━━━ Supplied data
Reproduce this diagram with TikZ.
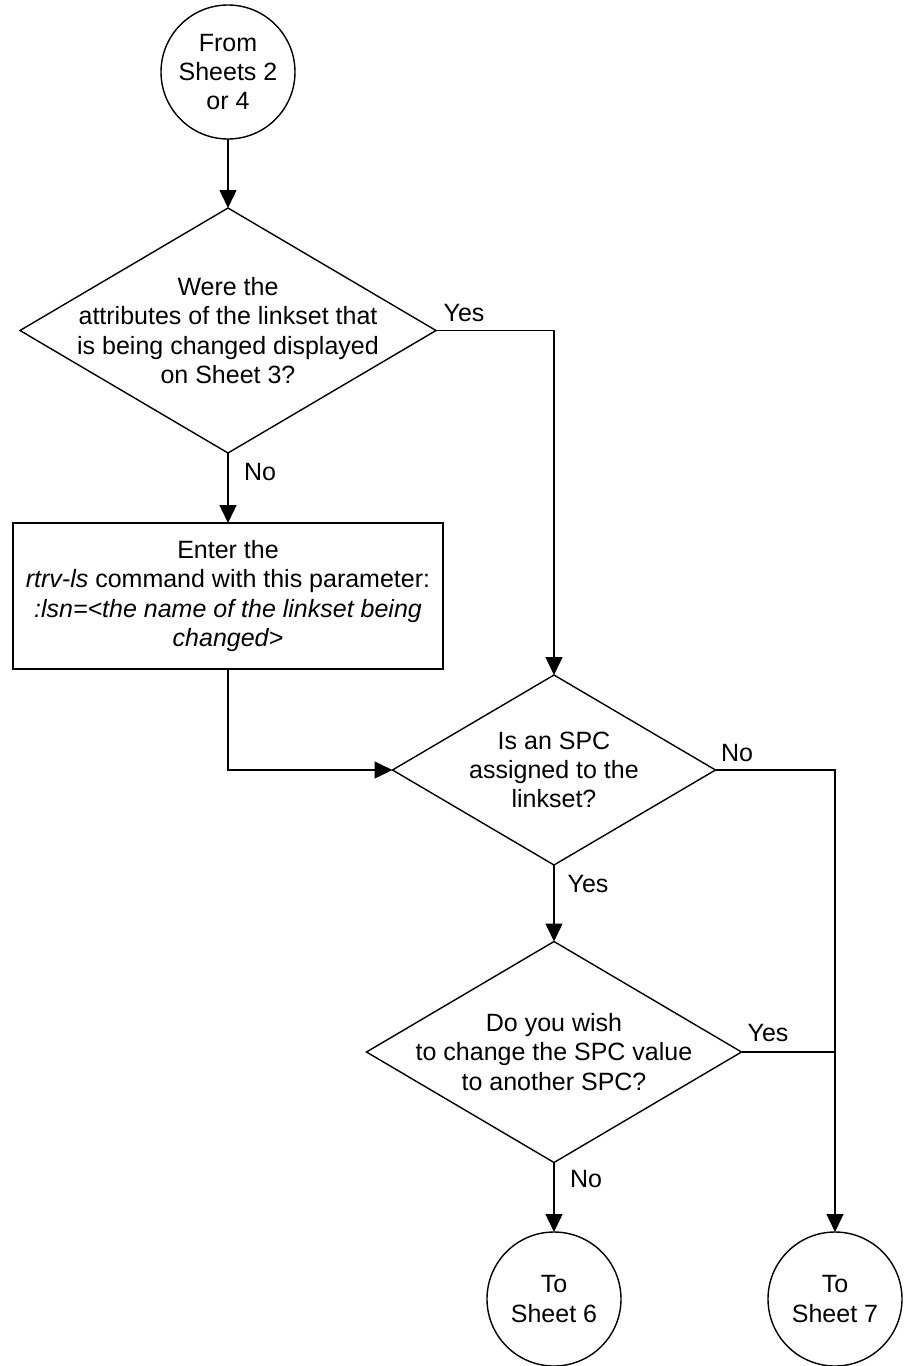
\documentclass[tikz,border=0pt]{standalone}
\usepackage{fontspec}
\setmainfont{Liberation Sans}
\usetikzlibrary{shapes.geometric,arrows.meta}
\begin{document}
\begin{tikzpicture}[x=1pt,y=-1pt,
  line width=1.4pt,
  >={Triangle[length=18pt,width=17pt]},
  every node/.style={font=\fontsize{25}{29.3}\selectfont},
  conn/.style={draw, circle, minimum size=134pt, inner sep=0pt, outer sep=0pt, align=center},
  dec/.style={draw, diamond, inner sep=0pt, outer sep=0pt},
  txt/.style={align=center, inner sep=0pt},
  stepbox/.style={draw, minimum width=430pt, minimum height=146pt, inner sep=0pt, outer sep=0pt, align=center},
  lbl/.style={inner sep=0pt}]
\useasboundingbox (0,0) rectangle (910,1366);

\node[conn] (start) at (228,72) {From\\Sheets 2\\or 4};

\node[dec, minimum width=416pt, minimum height=245pt] (d1) at (228,330.5) {};
\node[txt] (d1t) at (d1.center) {Were the\\attributes of the linkset that\\is being changed displayed\\on Sheet 3?};

\node[stepbox] (box) at (228,596) {Enter the\\\textit{rtrv-ls} command with this parameter:\\\textit{:lsn=<the name of the linkset being}\\\textit{changed>}};

\node[dec, minimum width=323pt, minimum height=190pt] (d2) at (554,770) {};
\node[txt] (d2t) at (d2.center) {Is an SPC\\assigned to the\\linkset?};

\node[dec, minimum width=375pt, minimum height=221pt] (d3) at (554,1052) {};
\node[txt] (d3t) at (d3.center) {Do you wish\\to change the SPC value\\to another SPC?};

\node[conn] (c6) at (554,1299) {To\\Sheet 6};
\node[conn] (c7) at (835,1299) {To\\Sheet 7};

\draw[->] (start.south) -- (d1.north);
\draw[->] (d1.south) -- (box.north);
\draw[->] (d1.east) -| (d2.north);
\draw[->] (box.south) |- (d2.west);
\draw[->] (d2.east) -| (c7.north);
\draw[->] (d2.south) -- (d3.north);
\draw (d3.east) -- (d3.east -| c7.north);
\draw[->] (d3.south) -- (c6.north);

\node[lbl] (l1) at (464,313) {Yes};
\node[lbl] (l2) at (260,472) {No};
\node[lbl] (l3) at (737,753) {No};
\node[lbl] (l4) at (588,884) {Yes};
\node[lbl] (l5) at (768,1033) {Yes};
\node[lbl] (l6) at (586,1179) {No};
\end{tikzpicture}
\end{document}
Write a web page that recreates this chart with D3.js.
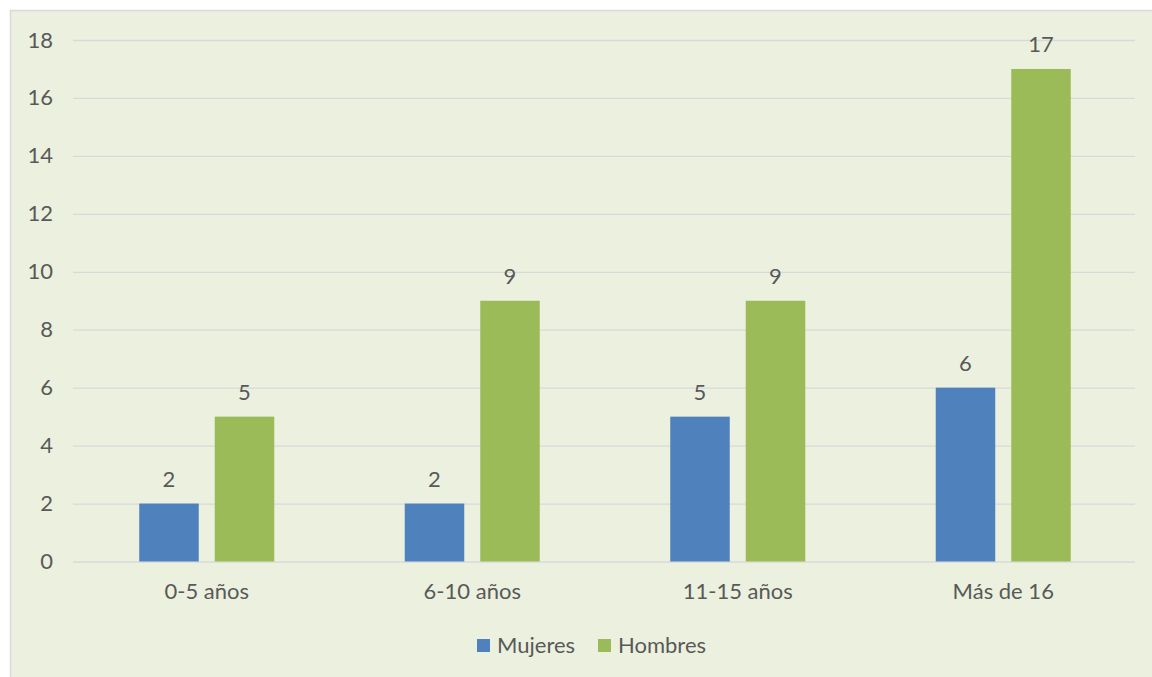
━━━━━━
### Given task
Pictures in the records above are left out; print everything else exactly as written.

### Exercise answer
Reproduce this diagram with TikZ.
\documentclass[tikz,border=0pt]{standalone}
\usepackage{fontspec}
\setmainfont{Liberation Sans}
\usetikzlibrary{shapes.geometric,arrows.meta}
\begin{document}
\begin{tikzpicture}[x=1pt,y=-1pt,
  line width=1.4pt,
  >={Triangle[length=18pt,width=17pt]},
  every node/.style={font=\fontsize{25}{29.3}\selectfont},
  conn/.style={draw, circle, minimum size=134pt, inner sep=0pt, outer sep=0pt, align=center},
  dec/.style={draw, diamond, inner sep=0pt, outer sep=0pt},
  txt/.style={align=center, inner sep=0pt},
  stepbox/.style={draw, minimum width=430pt, minimum height=146pt, inner sep=0pt, outer sep=0pt, align=center},
  lbl/.style={inner sep=0pt}]
\useasboundingbox (0,0) rectangle (910,1366);

\node[conn] (start) at (228,72) {From\\Sheets 2\\or 4};

\node[dec, minimum width=416pt, minimum height=245pt] (d1) at (228,330.5) {};
\node[txt] (d1t) at (d1.center) {Were the\\attributes of the linkset that\\is being changed displayed\\on Sheet 3?};

\node[stepbox] (box) at (228,596) {Enter the\\\textit{rtrv-ls} command with this parameter:\\\textit{:lsn=<the name of the linkset being}\\\textit{changed>}};

\node[dec, minimum width=323pt, minimum height=190pt] (d2) at (554,770) {};
\node[txt] (d2t) at (d2.center) {Is an SPC\\assigned to the\\linkset?};

\node[dec, minimum width=375pt, minimum height=221pt] (d3) at (554,1052) {};
\node[txt] (d3t) at (d3.center) {Do you wish\\to change the SPC value\\to another SPC?};

\node[conn] (c6) at (554,1299) {To\\Sheet 6};
\node[conn] (c7) at (835,1299) {To\\Sheet 7};

\draw[->] (start.south) -- (d1.north);
\draw[->] (d1.south) -- (box.north);
\draw[->] (d1.east) -| (d2.north);
\draw[->] (box.south) |- (d2.west);
\draw[->] (d2.east) -| (c7.north);
\draw[->] (d2.south) -- (d3.north);
\draw (d3.east) -- (d3.east -| c7.north);
\draw[->] (d3.south) -- (c6.north);

\node[lbl] (l1) at (464,313) {Yes};
\node[lbl] (l2) at (260,472) {No};
\node[lbl] (l3) at (737,753) {No};
\node[lbl] (l4) at (588,884) {Yes};
\node[lbl] (l5) at (768,1033) {Yes};
\node[lbl] (l6) at (586,1179) {No};
\end{tikzpicture}
\end{document}
Write a web page that recreates this chart with D3.js.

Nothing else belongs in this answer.